The main dependencies are:
- Tensorflow (With Keras included)
- Lyft Dataset SDK.
- Shapely
All of these can be installed through pip3
The data used for training and testing is from the Lyft Autonomous Vehicle dataset. This data contains a series of samples of Lidar and camera data. This data can be downloaded from Kaggle here. (Careful, it's 85 GB of data).
For easier use, we have included some output models and predicted data so you don't need to download the whole dataset to evaluate it.
We use this data in tandem with the Lyft-Object-Detection SDK. In order training and predictions to work, you must specify the location of the Lyft Autonomous Vehicle dataset. This location is saved in the Constants.py file.
The Lyft-Object-Detection SDK has a key object called the Level 5 Dataset. This object reference is needed for most functions in this repo.
The model is very big, and will not fit in a normal amount of RAM. We recommend training on a server or cluster with at least 500 GB of usable RAM.
Training the model is done with the model_training.py. The two key functions in this file are train() and train_with_model(). train() requires a list of samples from the Level 5 Dataset to train on, the reference to the Level 5 Dataset, and a location to save the model to. train_with_model() is a similar function but allows the user to load a model from disk.

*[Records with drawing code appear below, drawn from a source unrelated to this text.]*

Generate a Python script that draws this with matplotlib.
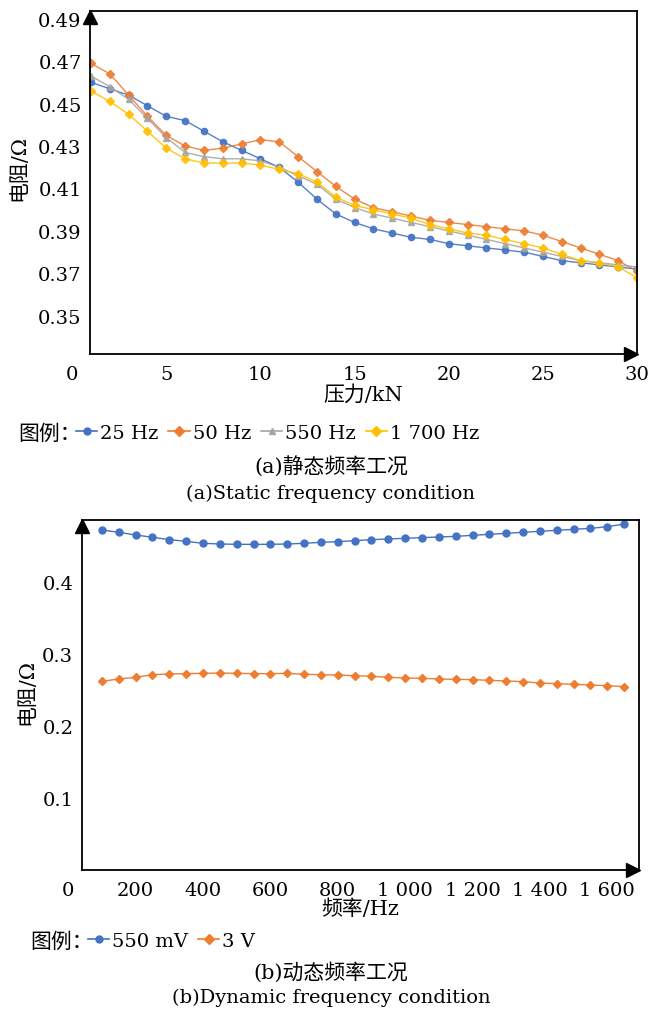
import matplotlib
matplotlib.use("Agg")
import matplotlib.pyplot as plt
from matplotlib.lines import Line2D
import matplotlib.transforms as mtransforms

plt.rcParams['font.family'] = ['DejaVu Serif', 'Noto Sans CJK SC']
plt.rcParams['axes.unicode_minus'] = False

# ---------------- data (a) static frequency ----------------
force_kN = list(range(1, 31))
r_25hz = [0.460, 0.457, 0.454, 0.449, 0.444, 0.442, 0.437, 0.432, 0.428, 0.424,
          0.420, 0.413, 0.405, 0.398, 0.394, 0.391, 0.389, 0.387, 0.386, 0.384,
          0.383, 0.382, 0.381, 0.380, 0.378, 0.376, 0.375, 0.374, 0.373, 0.372]
r_50hz = [0.469, 0.464, 0.454, 0.444, 0.435, 0.430, 0.428, 0.429, 0.431, 0.433,
          0.432, 0.425, 0.418, 0.411, 0.405, 0.401, 0.399, 0.397, 0.395, 0.394,
          0.393, 0.392, 0.391, 0.390, 0.388, 0.385, 0.382, 0.379, 0.376, 0.371]
r_550hz = [0.463, 0.458, 0.452, 0.443, 0.434, 0.427, 0.425, 0.424, 0.424, 0.423,
           0.420, 0.416, 0.412, 0.405, 0.401, 0.398, 0.396, 0.394, 0.392, 0.390,
           0.388, 0.386, 0.384, 0.382, 0.380, 0.378, 0.376, 0.375, 0.374, 0.373]
r_1700hz = [0.456, 0.451, 0.445, 0.437, 0.429, 0.424, 0.422, 0.422, 0.422, 0.421,
            0.419, 0.417, 0.413, 0.406, 0.402, 0.400, 0.398, 0.396, 0.393, 0.391,
            0.389, 0.388, 0.386, 0.384, 0.382, 0.379, 0.376, 0.375, 0.373, 0.368]
labels_a = ['25 Hz', '50 Hz', '550 Hz', '1 700 Hz']
xticks_a = [5, 10, 15, 20, 25, 30]
yticks_a = [0.35, 0.37, 0.39, 0.41, 0.43, 0.45, 0.47, 0.49]

# ---------------- data (b) dynamic frequency ----------------
freq_hz = list(range(100, 1651, 50))
r_550mv = [0.4718, 0.4686, 0.4649, 0.4617, 0.4584, 0.4561, 0.4533, 0.4524, 0.4519, 0.4519,
           0.4519, 0.4524, 0.4533, 0.4547, 0.4556, 0.4570, 0.4584, 0.4593, 0.4603, 0.4612,
           0.4621, 0.4630, 0.4644, 0.4658, 0.4672, 0.4686, 0.4700, 0.4714, 0.4727, 0.4741,
           0.4764, 0.4801]
r_3v = [0.2616, 0.2649, 0.2672, 0.2709, 0.2718, 0.2723, 0.2727, 0.2732, 0.2727, 0.2723,
        0.2723, 0.2727, 0.2714, 0.2709, 0.2704, 0.2695, 0.2686, 0.2672, 0.2663, 0.2658,
        0.2649, 0.2644, 0.2640, 0.2630, 0.2621, 0.2612, 0.2593, 0.2584, 0.2575, 0.2565,
        0.2556, 0.2542]
labels_b = ['550 mV', '3 V']
xticks_b = [200, 400, 600, 800, 1000, 1200, 1400, 1600]
xticklabels_b = ['200', '400', '600', '800', '1 000', '1 200', '1 400', '1 600']
yticks_b = [0.1, 0.2, 0.3, 0.4]

BLUE = '#4472C4'
ORANGE = '#ED7D31'
GRAY = '#A5A5A5'
YELLOW = '#FFC000'

W, H = 662, 1012
fig = plt.figure(figsize=(W / 100, H / 100), dpi=100)

FS = 14
FS_CJK = 15


def frame(ax):
    for s in ax.spines.values():
        s.set_linewidth(1.3)
        s.set_color('black')
    ax.tick_params(length=0, labelsize=FS)
    ax.tick_params(axis='x', pad=8)
    ax.tick_params(axis='y', pad=6)
    up = mtransforms.offset_copy(ax.transAxes, fig=fig, x=0, y=-6, units='dots')
    ax.plot([0], [1], marker='^', ms=10, color='black', transform=up, clip_on=False, zorder=5)
    rt = mtransforms.offset_copy(ax.transAxes, fig=fig, x=-6, y=0, units='dots')
    ax.plot([1], [0], marker='>', ms=10, color='black', transform=rt, clip_on=False, zorder=5)


def zero_label(ax):
    tr = mtransforms.offset_copy(ax.get_xaxis_transform(), fig=fig, x=0, y=-8, units='points')
    ax.text(0, 0, '0', transform=tr, ha='center', va='top', fontsize=FS)


# ================= (a) =================
ax1 = fig.add_axes([90 / W, 1 - 355 / H, (637 - 90) / W, (355 - 12.3) / H])
series_a = [(r_25hz, BLUE, 'o'), (r_50hz, ORANGE, 'D'), (r_550hz, GRAY, '^'), (r_1700hz, YELLOW, 'D')]
for (vals, col, mk), lab in zip(series_a, labels_a):
    ax1.plot(force_kN, vals, color=col, lw=1.0, marker=mk, ms=4.5, mec=col, mfc=col,
             alpha=0.9, label=lab)
ax1.set_xlim(0.95, 30)
ax1.set_ylim(0.332, 0.4935)
ax1.set_xticks(xticks_a)
ax1.set_yticks(yticks_a)
ax1.set_yticklabels([f'{v:.2f}' for v in yticks_a])
frame(ax1)
zero_label(ax1)
ax1.set_xlabel('压力/kN', fontsize=FS_CJK, labelpad=1)
fig.text(19 / W, 1 - 168 / H, '电阻/Ω', rotation=90, ha='center', va='center', fontsize=FS_CJK)

# legend (a)
fig.text(18 / W, 1 - 434 / H, '图例：', ha='left', va='center', fontsize=FS_CJK)
handles_a = [Line2D([], [], color=c, marker=m, ms=5, lw=1.2) for (_, c, m) in series_a]
fig.legend(handles_a, labels_a, loc='center left', bbox_to_anchor=(76 / W, 1 - 434 / H),
           ncol=4, frameon=False, fontsize=FS, handlelength=1.1, handletextpad=0.15,
           columnspacing=0.5, borderpad=0, borderaxespad=0)
fig.text(331 / W, 1 - 467 / H, '(a)静态频率工况', ha='center', va='center', fontsize=FS_CJK)
fig.text(331 / W, 1 - 494 / H, '(a)Static frequency condition', ha='center', va='center',
         fontsize=FS)

# ================= (b) =================
ax2 = fig.add_axes([81.7 / W, 1 - 870.7 / H, (639 - 81.7) / W, (870.7 - 521) / H])
ax2.plot(freq_hz, r_550mv, color=BLUE, lw=1.0, marker='o', ms=5, label=labels_b[0])
ax2.plot(freq_hz, r_3v, color=ORANGE, lw=1.0, marker='D', ms=4.2, label=labels_b[1])
ax2.set_xlim(40, 1694)
ax2.set_ylim(0, 0.4857)
ax2.set_xticks(xticks_b)
ax2.set_xticklabels(xticklabels_b)
ax2.set_yticks(yticks_b)
ax2.set_yticklabels(['0.1', '0.2', '0.3', '0.4'])
frame(ax2)
zero_label(ax2)
ax2.set_xlabel('频率/Hz', fontsize=FS_CJK, labelpad=0)
fig.text(27 / W, 1 - 692 / H, '电阻/Ω', rotation=90, ha='center', va='center', fontsize=FS_CJK)

fig.text(30 / W, 1 - 942 / H, '图例：', ha='left', va='center', fontsize=FS_CJK)
handles_b = [Line2D([], [], color=BLUE, marker='o', ms=5, lw=1.2),
             Line2D([], [], color=ORANGE, marker='D', ms=5, lw=1.2)]
fig.legend(handles_b, labels_b, loc='center left', bbox_to_anchor=(88 / W, 1 - 942 / H),
           ncol=2, frameon=False, fontsize=FS, handlelength=1.1, handletextpad=0.15,
           columnspacing=0.5, borderpad=0, borderaxespad=0)
fig.text(331 / W, 1 - 972 / H, '(b)动态频率工况', ha='center', va='center', fontsize=FS_CJK)
fig.text(331 / W, 1 - 998 / H, '(b)Dynamic frequency condition', ha='center', va='center',
         fontsize=FS)

fig.savefig('out.png', dpi=100)
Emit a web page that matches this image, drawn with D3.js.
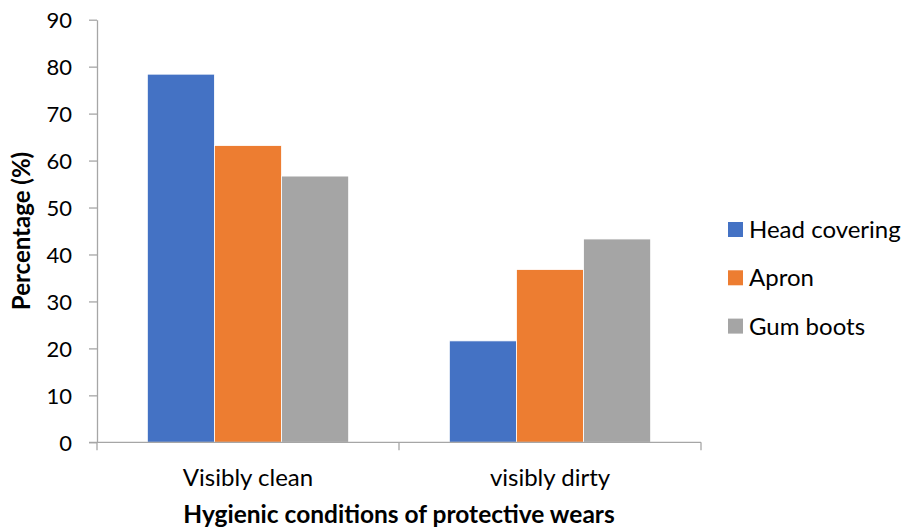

Predicting is done by running Predict.py. The main function in this file is predictMain(), which requires a sample from the Level 5 Dataset, the Level 5 dataset object, the model to predict with, and an output path to save the resulting numpy files.
Converting predictions to bounding boxes is done with the rpnToRegion.py script. The script loads the output of Predict.py as well as a reference to the Level 5 Dataset. The program will then apply a transformation from the RPN output to 20 potential cars in the sample. This result will be plotted with the original Lidar data and the actual annotations of the scene. The IoU comparison between the prediction with the ground truth will also be printed to the console.
There are certain features of Keras and Tensorflow that prevent the network from functioning smoothly.
The first is Keras' inability to take SparseTensors as input to Keras layers. This has to do with the fact that the shape of a SparseTensor is a Tensor, so you cannot represent an input SparseTensor's variable size with a Tensor. The solution to this is to transform the input to the network to a dense Tensor. The consequence is the model does not train on most computer's memory. The model was trained on a server with 512 GB of RAM and a AMD Opteron 6380 processor.
Some Keras layers also do not have support for input Tensors of a rank 5 or higher. The major layer that caused this problem was the Dense layer. Most of our input Tensors are rank 6 Tensors in the VFE layers. Our solution to this was to reshape the Tensor every time we wanted to pass the data through a Dense layer.